• Problem requirements
Output the full listing below exactly, without the pictures.
-=-=-
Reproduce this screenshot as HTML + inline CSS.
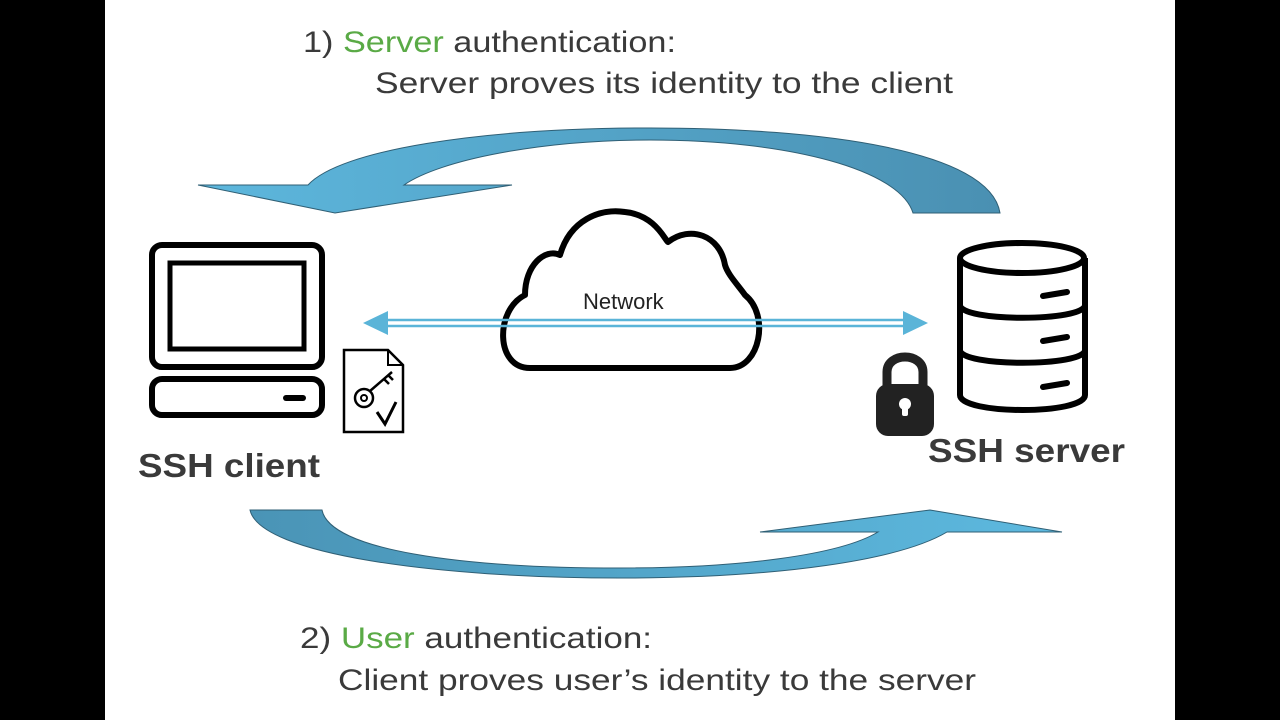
<!DOCTYPE html>
<html><head><meta charset="utf-8"><style>
html,body{margin:0;padding:0;background:#000;}
svg{display:block;}
text{font-family:"Liberation Sans",sans-serif;}
</style></head><body>
<svg width="1280" height="720" viewBox="0 0 1280 720" xmlns="http://www.w3.org/2000/svg">
<defs>
<linearGradient id="g1" x1="0" x2="1" y1="0" y2="0">
<stop offset="0" stop-color="#5db7dd"/><stop offset="1" stop-color="#4a90b2"/></linearGradient>
<linearGradient id="g2" x1="0" x2="1" y1="0" y2="0">
<stop offset="0" stop-color="#4a94b6"/><stop offset="1" stop-color="#5db9df"/></linearGradient>
</defs>
<rect x="105" y="0" width="1070" height="720" fill="#fff"/>

<text x="303" y="52" font-size="30" fill="#3a3a3a" textLength="373" lengthAdjust="spacingAndGlyphs">1) <tspan fill="#5aaa46">Server</tspan> authentication:</text>
<text x="375" y="93" font-size="30" fill="#3a3a3a" textLength="578" lengthAdjust="spacingAndGlyphs">Server proves its identity to the client</text>

<text x="300" y="648" font-size="30" fill="#3a3a3a" textLength="352" lengthAdjust="spacingAndGlyphs">2) <tspan fill="#5aaa46">User</tspan> authentication:</text>
<text x="338" y="690" font-size="30" fill="#3a3a3a" textLength="638" lengthAdjust="spacingAndGlyphs">Client proves user’s identity to the server</text>

<!-- top arrow -->
<path d="M1000,213 C990,150 820,128 650,128 C480,128 340,150 308,185 L198,185 L335,213 L512,185 L404,185 C440,160 540,140 650,140 C790,140 900,170 913,213 Z" fill="url(#g1)" stroke="#2f5f75" stroke-width="1"/>
<!-- bottom arrow -->
<path d="M250,510 C260,555 440,578 620,578 C780,578 900,560 947,532 L1062,532 L930,510 L760,532 L878,532 C840,555 740,568 620,568 C460,568 330,550 322,510 Z" fill="url(#g2)" stroke="#2f5f75" stroke-width="1"/>

<!-- client computer -->
<rect x="152" y="245" width="170" height="122" rx="10" fill="none" stroke="#000" stroke-width="6"/>
<rect x="170" y="263" width="134" height="86" fill="none" stroke="#000" stroke-width="5"/>
<rect x="152" y="379" width="170" height="36" rx="10" fill="none" stroke="#000" stroke-width="6"/>
<line x1="286" y1="398" x2="303" y2="398" stroke="#000" stroke-width="6" stroke-linecap="round"/>
<!-- cert icon -->
<path d="M344,350 L388,350 L403,365 L403,432 L344,432 Z" fill="#fff" stroke="#000" stroke-width="2.5"/>
<path d="M388,350 L388,365 L403,365" fill="none" stroke="#000" stroke-width="2"/>
<circle cx="364" cy="398" r="9" fill="none" stroke="#000" stroke-width="2.5"/>
<circle cx="364" cy="398" r="3" fill="none" stroke="#000" stroke-width="2"/>
<path d="M370,391 L392,372 M384,379 L389,384 M388,375 L393,380" stroke="#000" stroke-width="2.5" fill="none"/>
<path d="M377,412 L385,424 L396,402" stroke="#000" stroke-width="3" fill="none"/>
<text x="138" y="477" font-size="33" font-weight="bold" fill="#3a3a3a" textLength="182" lengthAdjust="spacingAndGlyphs">SSH client</text>

<!-- cloud -->
<path d="M530,368 C495,368 495,310 525,295 C525,265 545,248 560,255 C570,220 600,208 625,212 C655,215 665,240 668,242 C690,225 720,235 725,265 C728,275 738,285 745,295 C770,315 760,368 730,368 Z" fill="#fff" stroke="#000" stroke-width="6" stroke-linejoin="round"/>
<text x="583" y="309" font-size="22" fill="#222">Network</text>

<!-- double arrow -->
<line x1="385" y1="320" x2="905" y2="320" stroke="#5ab4d8" stroke-width="2.5"/>
<line x1="385" y1="326" x2="905" y2="326" stroke="#5ab4d8" stroke-width="2.5"/>
<polygon points="363,323 388,311 388,335" fill="#5ab4d8"/>
<polygon points="928,323 903,311 903,335" fill="#5ab4d8"/>

<!-- server db -->
<path d="M960,258 L960,395 C960,415 1085,415 1085,395 L1085,258" fill="#fff" stroke="#000" stroke-width="6"/>
<ellipse cx="1022" cy="258" rx="62" ry="15" fill="#fff" stroke="#000" stroke-width="6"/>
<path d="M960,305 C960,322 1085,322 1085,305" fill="none" stroke="#000" stroke-width="6"/>
<path d="M960,350 C960,367 1085,367 1085,350" fill="none" stroke="#000" stroke-width="6"/>
<path d="M1043,296 L1067,292 M1043,341 L1067,337 M1043,387 L1067,383" stroke="#000" stroke-width="6" stroke-linecap="round"/>
<!-- lock -->
<path d="M887,390 L887,372 C887,352 923,352 923,372 L923,390" fill="none" stroke="#222" stroke-width="9"/>
<rect x="876" y="384" width="58" height="52" rx="12" fill="#222"/>
<circle cx="905" cy="404" r="6" fill="#fff"/>
<rect x="902" y="404" width="6" height="12" rx="2" fill="#fff"/>
<text x="928" y="462" font-size="33" font-weight="bold" fill="#3a3a3a" textLength="197" lengthAdjust="spacingAndGlyphs">SSH server</text>
</svg>
</body></html>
-=-=-
• Task output
Reproduce this screenshot as HTML + inline CSS.
<!DOCTYPE html>
<html><head><meta charset="utf-8"><style>
html,body{margin:0;padding:0;background:#000;}
svg{display:block;}
text{font-family:"Liberation Sans",sans-serif;}
</style></head><body>
<svg width="1280" height="720" viewBox="0 0 1280 720" xmlns="http://www.w3.org/2000/svg">
<defs>
<linearGradient id="g1" x1="0" x2="1" y1="0" y2="0">
<stop offset="0" stop-color="#5db7dd"/><stop offset="1" stop-color="#4a90b2"/></linearGradient>
<linearGradient id="g2" x1="0" x2="1" y1="0" y2="0">
<stop offset="0" stop-color="#4a94b6"/><stop offset="1" stop-color="#5db9df"/></linearGradient>
</defs>
<rect x="105" y="0" width="1070" height="720" fill="#fff"/>

<text x="303" y="52" font-size="30" fill="#3a3a3a" textLength="373" lengthAdjust="spacingAndGlyphs">1) <tspan fill="#5aaa46">Server</tspan> authentication:</text>
<text x="375" y="93" font-size="30" fill="#3a3a3a" textLength="578" lengthAdjust="spacingAndGlyphs">Server proves its identity to the client</text>

<text x="300" y="648" font-size="30" fill="#3a3a3a" textLength="352" lengthAdjust="spacingAndGlyphs">2) <tspan fill="#5aaa46">User</tspan> authentication:</text>
<text x="338" y="690" font-size="30" fill="#3a3a3a" textLength="638" lengthAdjust="spacingAndGlyphs">Client proves user’s identity to the server</text>

<!-- top arrow -->
<path d="M1000,213 C990,150 820,128 650,128 C480,128 340,150 308,185 L198,185 L335,213 L512,185 L404,185 C440,160 540,140 650,140 C790,140 900,170 913,213 Z" fill="url(#g1)" stroke="#2f5f75" stroke-width="1"/>
<!-- bottom arrow -->
<path d="M250,510 C260,555 440,578 620,578 C780,578 900,560 947,532 L1062,532 L930,510 L760,532 L878,532 C840,555 740,568 620,568 C460,568 330,550 322,510 Z" fill="url(#g2)" stroke="#2f5f75" stroke-width="1"/>

<!-- client computer -->
<rect x="152" y="245" width="170" height="122" rx="10" fill="none" stroke="#000" stroke-width="6"/>
<rect x="170" y="263" width="134" height="86" fill="none" stroke="#000" stroke-width="5"/>
<rect x="152" y="379" width="170" height="36" rx="10" fill="none" stroke="#000" stroke-width="6"/>
<line x1="286" y1="398" x2="303" y2="398" stroke="#000" stroke-width="6" stroke-linecap="round"/>
<!-- cert icon -->
<path d="M344,350 L388,350 L403,365 L403,432 L344,432 Z" fill="#fff" stroke="#000" stroke-width="2.5"/>
<path d="M388,350 L388,365 L403,365" fill="none" stroke="#000" stroke-width="2"/>
<circle cx="364" cy="398" r="9" fill="none" stroke="#000" stroke-width="2.5"/>
<circle cx="364" cy="398" r="3" fill="none" stroke="#000" stroke-width="2"/>
<path d="M370,391 L392,372 M384,379 L389,384 M388,375 L393,380" stroke="#000" stroke-width="2.5" fill="none"/>
<path d="M377,412 L385,424 L396,402" stroke="#000" stroke-width="3" fill="none"/>
<text x="138" y="477" font-size="33" font-weight="bold" fill="#3a3a3a" textLength="182" lengthAdjust="spacingAndGlyphs">SSH client</text>

<!-- cloud -->
<path d="M530,368 C495,368 495,310 525,295 C525,265 545,248 560,255 C570,220 600,208 625,212 C655,215 665,240 668,242 C690,225 720,235 725,265 C728,275 738,285 745,295 C770,315 760,368 730,368 Z" fill="#fff" stroke="#000" stroke-width="6" stroke-linejoin="round"/>
<text x="583" y="309" font-size="22" fill="#222">Network</text>

<!-- double arrow -->
<line x1="385" y1="320" x2="905" y2="320" stroke="#5ab4d8" stroke-width="2.5"/>
<line x1="385" y1="326" x2="905" y2="326" stroke="#5ab4d8" stroke-width="2.5"/>
<polygon points="363,323 388,311 388,335" fill="#5ab4d8"/>
<polygon points="928,323 903,311 903,335" fill="#5ab4d8"/>

<!-- server db -->
<path d="M960,258 L960,395 C960,415 1085,415 1085,395 L1085,258" fill="#fff" stroke="#000" stroke-width="6"/>
<ellipse cx="1022" cy="258" rx="62" ry="15" fill="#fff" stroke="#000" stroke-width="6"/>
<path d="M960,305 C960,322 1085,322 1085,305" fill="none" stroke="#000" stroke-width="6"/>
<path d="M960,350 C960,367 1085,367 1085,350" fill="none" stroke="#000" stroke-width="6"/>
<path d="M1043,296 L1067,292 M1043,341 L1067,337 M1043,387 L1067,383" stroke="#000" stroke-width="6" stroke-linecap="round"/>
<!-- lock -->
<path d="M887,390 L887,372 C887,352 923,352 923,372 L923,390" fill="none" stroke="#222" stroke-width="9"/>
<rect x="876" y="384" width="58" height="52" rx="12" fill="#222"/>
<circle cx="905" cy="404" r="6" fill="#fff"/>
<rect x="902" y="404" width="6" height="12" rx="2" fill="#fff"/>
<text x="928" y="462" font-size="33" font-weight="bold" fill="#3a3a3a" textLength="197" lengthAdjust="spacingAndGlyphs">SSH server</text>
</svg>
</body></html>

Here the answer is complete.